Papineauville, a community of 1,700, is located between the Ottawa River to the south and several lakes to the north. The town is named for the famous Quebec political leader. Pioneers used to come to the area’s mill to have their flour ground, though the mill has disappeared. Today the town has a few heritage buildings, several outdoor cafes, and the Catholic Church shows religious painting by artist T. X. Renaud, and there are a number of trails with interpretation by the Monfortain Fathers.

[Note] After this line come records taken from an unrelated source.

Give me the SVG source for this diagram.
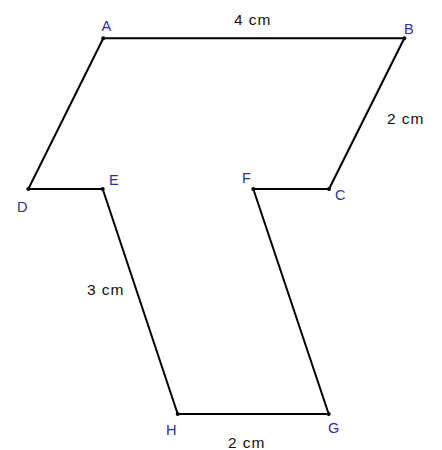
<svg xmlns="http://www.w3.org/2000/svg" width="442" height="450" viewBox="0 0 442 450">
<style>
.e{stroke:#000;stroke-width:2;fill:none;stroke-linecap:round}
.p{fill:#000}
.l{font-family:"Liberation Sans",Arial,sans-serif;font-size:14.5px;fill:#2e2e9e}
.d{font-family:"Liberation Sans",Arial,sans-serif;font-size:15.5px;fill:#111;letter-spacing:0.9px}
</style>
<rect width="442" height="450" fill="#fff"/>
<g id="connectors">
<line class="e" x1="103.3" y1="38.3" x2="404.3" y2="38.3"/>
<line class="e" x1="404.3" y1="38.3" x2="329" y2="189"/>
<line class="e" x1="329" y1="189" x2="253.3" y2="189"/>
<line class="e" x1="253.3" y1="189" x2="328.7" y2="414"/>
<line class="e" x1="328.7" y1="414" x2="177.7" y2="414"/>
<line class="e" x1="177.7" y1="414" x2="102.7" y2="189"/>
<line class="e" x1="102.7" y1="189" x2="28.3" y2="189"/>
<line class="e" x1="28.3" y1="189" x2="103.3" y2="38.3"/>
</g>
<g id="A"><circle class="p" cx="103.3" cy="38.3" r="2"/><text class="l" x="101.5" y="31">A</text></g>
<g id="B"><circle class="p" cx="404.3" cy="38.3" r="2"/><text class="l" x="404" y="33.5">B</text></g>
<g id="C"><circle class="p" cx="329" cy="189" r="2"/><text class="l" x="335" y="200">C</text></g>
<g id="D"><circle class="p" cx="28.3" cy="189" r="2"/><text class="l" x="17" y="212">D</text></g>
<g id="E"><circle class="p" cx="102.7" cy="189" r="2"/><text class="l" x="109" y="185">E</text></g>
<g id="F"><circle class="p" cx="253.3" cy="189" r="2"/><text class="l" x="242" y="183">F</text></g>
<g id="G"><circle class="p" cx="328.7" cy="414" r="2"/><text class="l" x="328" y="433">G</text></g>
<g id="H"><circle class="p" cx="177.7" cy="414" r="2"/><text class="l" x="166" y="435">H</text></g>
<g id="labels">
<text class="d" x="234" y="25">4 cm</text>
<text class="d" x="387" y="124">2 cm</text>
<text class="d" x="87" y="295">3 cm</text>
<text class="d" x="228" y="448">2 cm</text>
</g>
</svg>
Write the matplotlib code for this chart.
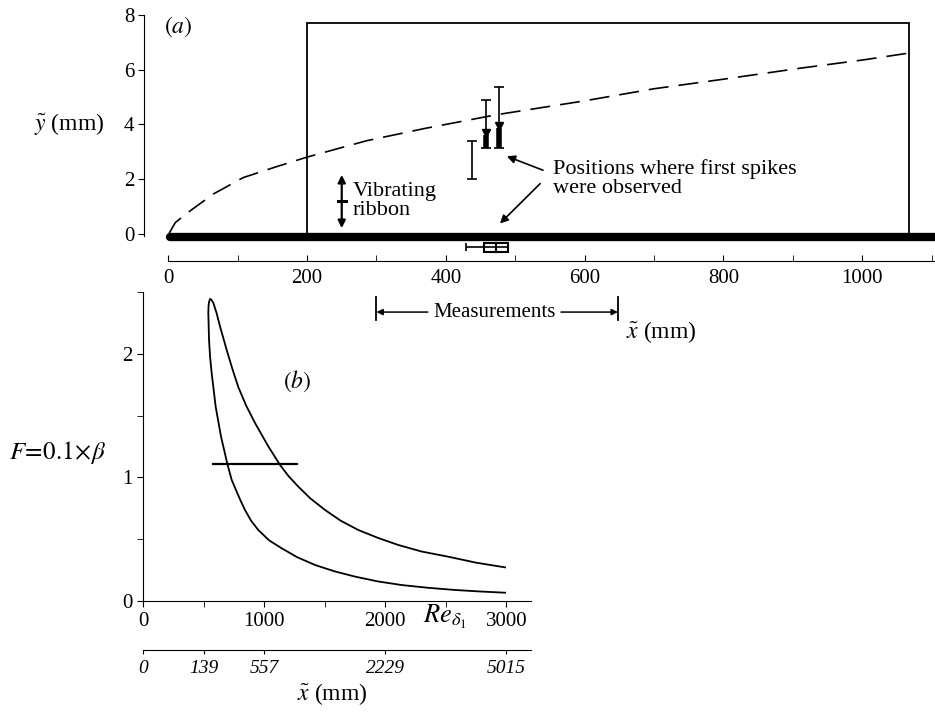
import matplotlib
matplotlib.use("Agg")
import matplotlib.pyplot as plt
from matplotlib.patches import Rectangle

plt.rcParams['font.family'] = ['Liberation Serif', 'DejaVu Serif']
plt.rcParams['mathtext.fontset'] = 'stix'
plt.rcParams['font.size'] = 15

# (a) boundary-layer edge (dashed), x and y in mm
edge_x = [1, 10, 27, 65, 108, 156, 200, 286, 370, 473, 598, 700, 800, 910, 1000, 1066]
edge_y = [0.0, 0.4, 0.75, 1.45, 2.05, 2.45, 2.8, 3.4, 3.85, 4.35, 4.85, 5.3, 5.65, 6.05, 6.35, 6.6]

# test section box and plate
box_x0, box_x1, box_top = 200, 1068, 7.7
plate_x = [3, 1105]
plate_y = [-0.12, -0.12]

# positions where first spikes were observed
spike_x = [438, 458, 476]
spike_lo = [2.0, 3.15, 3.15]
spike_hi = [3.4, 4.9, 5.35]
thick_x = [458, 476]
thick_top = [3.6, 3.86]
arrow_y = [3.68, 3.94]
hspike_y = -0.5
hspike_lo, hspike_mid, hspike_hi = 429, 455, 489

# vibrating ribbon
ribbon_x, ribbon_lo, ribbon_mid, ribbon_hi = 250, 0.2, 1.2, 2.15

# measurement range (mm)
meas_lo, meas_hi = 300, 648

# (b) neutral curve, Re_delta1 vs F
lower_re = [551, 543, 539, 537, 543, 552, 565, 598, 642, 694, 730, 760, 800, 840, 890, 950, 1040,
            1144, 1270, 1419, 1580, 1750, 1940, 2135, 2350, 2576, 2780, 2989]
lower_f = [2.44, 2.42, 2.39, 2.33, 2.11, 1.97, 1.84, 1.57, 1.33, 1.11, 0.98, 0.91, 0.82, 0.736, 0.65,
           0.574, 0.49, 0.426, 0.355, 0.291, 0.24, 0.197, 0.158, 0.129, 0.107, 0.089, 0.077, 0.067]
upper_re = [551, 560, 579, 605, 634, 689, 735, 785, 850, 923, 1033, 1130, 1200, 1281, 1380, 1502,
            1630, 1777, 1940, 2107, 2300, 2521, 2750, 2989]
upper_f = [2.44, 2.44, 2.41, 2.33, 2.22, 2.03, 1.88, 1.73, 1.58, 1.44, 1.25, 1.10, 1.01, 0.925, 0.83,
           0.736, 0.65, 0.574, 0.51, 0.453, 0.40, 0.358, 0.31, 0.272]
line_re = [579, 1268]
line_f = [1.106, 1.106]

mm_ticks = [0, 500, 1000, 2000, 3000]
mm_labels = ['0', '139', '557', '2229', '5015']

fig = plt.figure(figsize=(9.35, 7.13), dpi=100)

# ---------------- (a) ----------------
ax1 = fig.add_axes([0.154, 0.634, 0.846, 0.345])
ax1.patch.set_visible(False)
ax1.set_xlim(-35, 1105)
ax1.set_ylim(-1, 8)
for s in ['top', 'right']:
    ax1.spines[s].set_visible(False)
ax1.spines['left'].set_bounds(-0.1, 8)
ax1.spines['bottom'].set_bounds(0, 1105)
ax1.set_xticks([0, 200, 400, 600, 800, 1000])
ax1.set_xticks([100, 300, 500, 700, 900, 1100], minor=True)
ax1.set_yticks([0, 2, 4, 6, 8])
ax1.tick_params(axis='x', which='both', direction='in', length=4, pad=6)
ax1.tick_params(axis='y', direction='out', length=4, pad=3)

ax1.plot(edge_x, edge_y, color='k', lw=1.2, linestyle=(0, (12, 6)))
ax1.add_patch(Rectangle((box_x0, 0), box_x1 - box_x0, box_top, fill=False, lw=1.3, ec='k'))
ax1.plot(plate_x, plate_y, color='k', lw=6, solid_capstyle='round')

spike_mid = [(a + b) / 2 for a, b in zip(spike_lo, spike_hi)]
ax1.errorbar(spike_x, spike_mid,
             yerr=[[m - a for m, a in zip(spike_mid, spike_lo)],
                   [b - m for m, b in zip(spike_mid, spike_hi)]],
             fmt='none', ecolor='k', elinewidth=1.2, capsize=3.5, capthick=1.2)
ax1.vlines(thick_x, spike_lo[1:], thick_top, color='k', lw=4)
ax1.plot(thick_x, arrow_y, 'v', color='k', ms=5.5)

hw = (hspike_hi - hspike_lo) / 2
ax1.errorbar([hspike_lo + hw], [hspike_y], xerr=[[hw], [hw]],
             fmt='none', ecolor='k', elinewidth=1.2, capsize=3, capthick=1.2, clip_on=False)
ax1.add_patch(Rectangle((hspike_mid, hspike_y - 0.17), hspike_hi - hspike_mid, 0.34,
                        fill=False, lw=1.5, ec='k', clip_on=False))
ax1.plot([(hspike_mid + hspike_hi) / 2] * 2, [hspike_y - 0.17, hspike_y + 0.17], color='k', lw=1.5, clip_on=False)

# vibrating ribbon symbol
for end in [ribbon_hi, ribbon_lo]:
    ax1.annotate('', xy=(ribbon_x, end), xytext=(ribbon_x, ribbon_mid),
                 arrowprops=dict(arrowstyle='-|>', lw=1.6, color='k', mutation_scale=11, shrinkA=0, shrinkB=0))
ax1.plot([ribbon_x - 6, ribbon_x + 6], [ribbon_mid, ribbon_mid], color='k', lw=2.2)
ax1.text(266, 1.2, 'Vibrating\nribbon', ha='left', va='center', fontsize=16, linespacing=1.0)

ax1.text(554, 2.0, 'Positions where first spikes\nwere observed', ha='left', va='center', fontsize=16, linespacing=1.0)
ax1.annotate('', xy=(488, 2.83), xytext=(540, 2.32),
             arrowprops=dict(arrowstyle='-|>', lw=1.2, color='k', mutation_scale=12, shrinkA=0, shrinkB=0))
ax1.annotate('', xy=(478, 0.37), xytext=(536, 1.83),
             arrowprops=dict(arrowstyle='-|>', lw=1.2, color='k', mutation_scale=12, shrinkA=0, shrinkB=0))

ax1.text(14, 7.57, r'$(a)$', ha='center', va='center', fontsize=17)
ax1.text(-143, 4.0, r'$\tilde{y}$ (mm)', ha='center', va='center', fontsize=17, clip_on=False)

# measurement range bracket
my = -2.87
ax1.plot([meas_lo, meas_lo], [my + 0.55, my - 0.28], color='k', lw=1.3, clip_on=False)
ax1.plot([meas_hi, meas_hi], [my + 0.55, my - 0.28], color='k', lw=1.3, clip_on=False)
ax1.annotate('', xy=(meas_lo, my), xytext=(374, my), annotation_clip=False,
             arrowprops=dict(arrowstyle='-|>', lw=1.1, color='k', mutation_scale=9, shrinkA=0, shrinkB=0))
ax1.annotate('', xy=(meas_hi, my), xytext=(566, my), annotation_clip=False,
             arrowprops=dict(arrowstyle='-|>', lw=1.1, color='k', mutation_scale=9, shrinkA=0, shrinkB=0))
ax1.text((374 + 566) / 2, my, 'Measurements', ha='center', va='center', fontsize=15, clip_on=False)
ax1.text(711, -3.6, r'$\tilde{x}$ (mm)', ha='center', va='center', fontsize=17, clip_on=False)

# ---------------- (b) ----------------
ax2 = fig.add_axes([0.1533, 0.1571, 0.4147, 0.4334])
ax2.patch.set_visible(False)
ax2.set_xlim(0, 3204)
ax2.set_ylim(0, 2.5)
for s in ['top', 'right']:
    ax2.spines[s].set_visible(False)
ax2.set_xticks([0, 1000, 2000, 3000])
ax2.set_xticks([500, 1500, 2500], minor=True)
ax2.set_yticks([0, 1, 2])
ax2.set_yticks([0.5, 1.5, 2.5], minor=True)
ax2.tick_params(which='both', direction='out', length=4, pad=4)

ax2.plot(lower_re, lower_f, color='k', lw=1.3)
ax2.plot(upper_re, upper_f, color='k', lw=1.3)
ax2.plot(line_re, line_f, color='k', lw=1.6)

ax2.text(1268, 1.78, r'$(b)$', ha='center', va='center', fontsize=17)
ax2.text(2490, -0.13, r'$Re_{\delta_1}$', ha='center', va='center', fontsize=19, clip_on=False)
ax2.text(-713, 1.2, r'$F\!=\!0.1\!\times\!\beta$', ha='center', va='center', fontsize=18, clip_on=False)

sec = ax2.secondary_xaxis(-0.159)
sec.set_xticks(mm_ticks)
sec.set_xticklabels(mm_labels, fontstyle='italic', fontsize=14)
sec.tick_params(direction='out', length=3, pad=4)
ax2.text(1560, -0.75, r'$\tilde{x}$ (mm)', ha='center', va='center', fontsize=17, clip_on=False)

fig.savefig('out.png', dpi=100)
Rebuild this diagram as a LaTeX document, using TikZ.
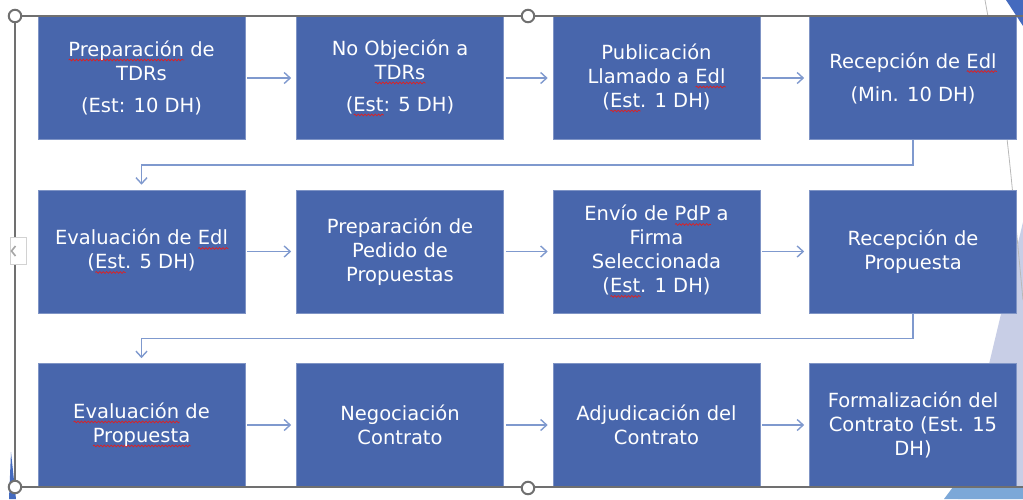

The town of Plaisance is just a few kilometres to the west.
The region her is called the “Petite-nation” as a translation of the Algonquin word “Oueskarini,” which was the name of the tribe that inhabited the area before the Papineau family arrived. The phrase translated literally as “people of the little-nation”. The name has also been applied to the river that runs through the area.
Return of the geese (late April-Early May), Musique’en auôt (early August), Grand Tour of Creative Artists (start September).
Municipalite de Papineauville
Tetreault Street, Papineauville
This cemetery is the burial sport of Denis-Benjamin Papineau, and his wife Louise Angelique Cornud, near the ancient maple tree.
100 Malo Range Rd, 5 km north of Plaisance,
Take Principale Street west from Plaisance, at the yellow flashing lights turn right onto “montée Papineau,” and left on “rang Malo”
These historic falls make a 75 metre (25 storey) drop, and visitors can use the hiking trails and observation areas.
There used to be a sawmill here, and the falls are particularly deafening during the spring thaw.
There is a scale model of the former Village of North Nation Mills. Open June 1 to mid October 10 to 6 pm
(also open in off-season; hours vary). Admission $$. Reservations required.
Plaisance Wildlife Reserve
Hwy 148, Plaisance
Two hiking & biking trails help you experience the sanctuary’s marsh and field habitats. Trails are 1` and 3.5 km long. Catch the spring and fall Canada Goose migration. Picnic areas and unserviced camping sports available. Open daily, late April to mid October. Admission is free.
Plaisance Heritage Centre, Plaisance
Principale Street (Hwy 148), next to church
The old presbytery hoses the Interpretation Centre. Exhibits reflects the history of the area, and the three different locations of the village, including the Algonquin Indian village, the Village of North Nation Mills, and the current Town of Plaisance, which was founded in 1900. See artifacts unearthed at several archaeological excavations in the area. Open June 24 to labour Day, daily 10 am to 6 pm. Call for off-season hours. Admission $. Reservations required.